** START OF Information shown **
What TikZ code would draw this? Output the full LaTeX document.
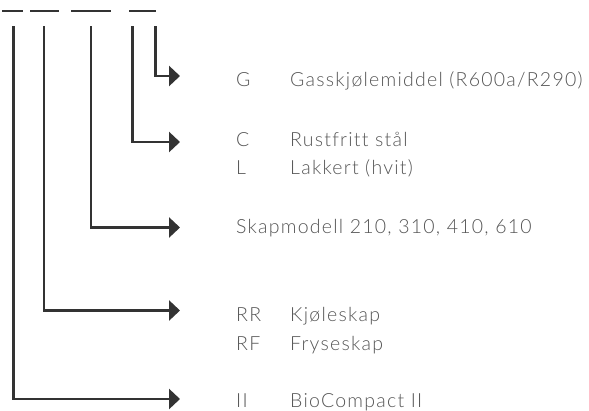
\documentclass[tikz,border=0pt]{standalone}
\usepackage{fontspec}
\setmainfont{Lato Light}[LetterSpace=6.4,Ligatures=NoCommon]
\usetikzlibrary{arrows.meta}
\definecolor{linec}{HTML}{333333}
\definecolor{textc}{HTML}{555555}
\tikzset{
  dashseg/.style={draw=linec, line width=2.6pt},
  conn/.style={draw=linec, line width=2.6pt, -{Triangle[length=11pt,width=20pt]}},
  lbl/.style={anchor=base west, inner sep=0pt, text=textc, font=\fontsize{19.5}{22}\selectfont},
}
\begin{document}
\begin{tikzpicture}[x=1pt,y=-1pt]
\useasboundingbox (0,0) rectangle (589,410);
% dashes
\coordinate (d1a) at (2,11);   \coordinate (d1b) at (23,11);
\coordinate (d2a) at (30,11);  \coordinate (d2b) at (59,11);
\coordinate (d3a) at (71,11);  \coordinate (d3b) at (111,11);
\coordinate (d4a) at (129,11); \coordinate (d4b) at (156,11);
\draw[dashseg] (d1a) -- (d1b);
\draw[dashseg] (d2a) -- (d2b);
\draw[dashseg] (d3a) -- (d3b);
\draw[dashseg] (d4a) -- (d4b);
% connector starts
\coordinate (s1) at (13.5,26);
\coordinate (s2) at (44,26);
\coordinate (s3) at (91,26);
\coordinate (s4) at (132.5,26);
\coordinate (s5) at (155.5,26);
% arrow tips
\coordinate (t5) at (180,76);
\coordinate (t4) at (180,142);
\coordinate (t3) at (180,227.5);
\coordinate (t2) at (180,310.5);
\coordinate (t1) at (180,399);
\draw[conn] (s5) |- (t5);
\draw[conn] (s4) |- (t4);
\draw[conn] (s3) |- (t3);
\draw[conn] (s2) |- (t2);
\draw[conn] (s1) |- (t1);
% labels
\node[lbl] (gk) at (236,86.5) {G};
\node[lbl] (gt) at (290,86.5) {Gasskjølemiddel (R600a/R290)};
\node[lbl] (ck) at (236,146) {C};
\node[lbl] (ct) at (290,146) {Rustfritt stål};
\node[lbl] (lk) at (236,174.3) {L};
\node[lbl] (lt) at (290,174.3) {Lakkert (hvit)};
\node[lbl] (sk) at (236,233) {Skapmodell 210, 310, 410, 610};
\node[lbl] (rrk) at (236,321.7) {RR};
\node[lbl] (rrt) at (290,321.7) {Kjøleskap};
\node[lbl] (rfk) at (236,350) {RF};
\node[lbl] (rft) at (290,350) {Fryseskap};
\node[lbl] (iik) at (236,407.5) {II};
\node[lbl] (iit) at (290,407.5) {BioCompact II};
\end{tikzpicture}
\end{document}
** END OF Information shown **
## Given exercise
Retype the whole listing exactly and leave the pictures out.

## Exercise result
What TikZ code would draw this? Output the full LaTeX document.
\documentclass[tikz,border=0pt]{standalone}
\usepackage{fontspec}
\setmainfont{Lato Light}[LetterSpace=6.4,Ligatures=NoCommon]
\usetikzlibrary{arrows.meta}
\definecolor{linec}{HTML}{333333}
\definecolor{textc}{HTML}{555555}
\tikzset{
  dashseg/.style={draw=linec, line width=2.6pt},
  conn/.style={draw=linec, line width=2.6pt, -{Triangle[length=11pt,width=20pt]}},
  lbl/.style={anchor=base west, inner sep=0pt, text=textc, font=\fontsize{19.5}{22}\selectfont},
}
\begin{document}
\begin{tikzpicture}[x=1pt,y=-1pt]
\useasboundingbox (0,0) rectangle (589,410);
% dashes
\coordinate (d1a) at (2,11);   \coordinate (d1b) at (23,11);
\coordinate (d2a) at (30,11);  \coordinate (d2b) at (59,11);
\coordinate (d3a) at (71,11);  \coordinate (d3b) at (111,11);
\coordinate (d4a) at (129,11); \coordinate (d4b) at (156,11);
\draw[dashseg] (d1a) -- (d1b);
\draw[dashseg] (d2a) -- (d2b);
\draw[dashseg] (d3a) -- (d3b);
\draw[dashseg] (d4a) -- (d4b);
% connector starts
\coordinate (s1) at (13.5,26);
\coordinate (s2) at (44,26);
\coordinate (s3) at (91,26);
\coordinate (s4) at (132.5,26);
\coordinate (s5) at (155.5,26);
% arrow tips
\coordinate (t5) at (180,76);
\coordinate (t4) at (180,142);
\coordinate (t3) at (180,227.5);
\coordinate (t2) at (180,310.5);
\coordinate (t1) at (180,399);
\draw[conn] (s5) |- (t5);
\draw[conn] (s4) |- (t4);
\draw[conn] (s3) |- (t3);
\draw[conn] (s2) |- (t2);
\draw[conn] (s1) |- (t1);
% labels
\node[lbl] (gk) at (236,86.5) {G};
\node[lbl] (gt) at (290,86.5) {Gasskjølemiddel (R600a/R290)};
\node[lbl] (ck) at (236,146) {C};
\node[lbl] (ct) at (290,146) {Rustfritt stål};
\node[lbl] (lk) at (236,174.3) {L};
\node[lbl] (lt) at (290,174.3) {Lakkert (hvit)};
\node[lbl] (sk) at (236,233) {Skapmodell 210, 310, 410, 610};
\node[lbl] (rrk) at (236,321.7) {RR};
\node[lbl] (rrt) at (290,321.7) {Kjøleskap};
\node[lbl] (rfk) at (236,350) {RF};
\node[lbl] (rft) at (290,350) {Fryseskap};
\node[lbl] (iik) at (236,407.5) {II};
\node[lbl] (iit) at (290,407.5) {BioCompact II};
\end{tikzpicture}
\end{document}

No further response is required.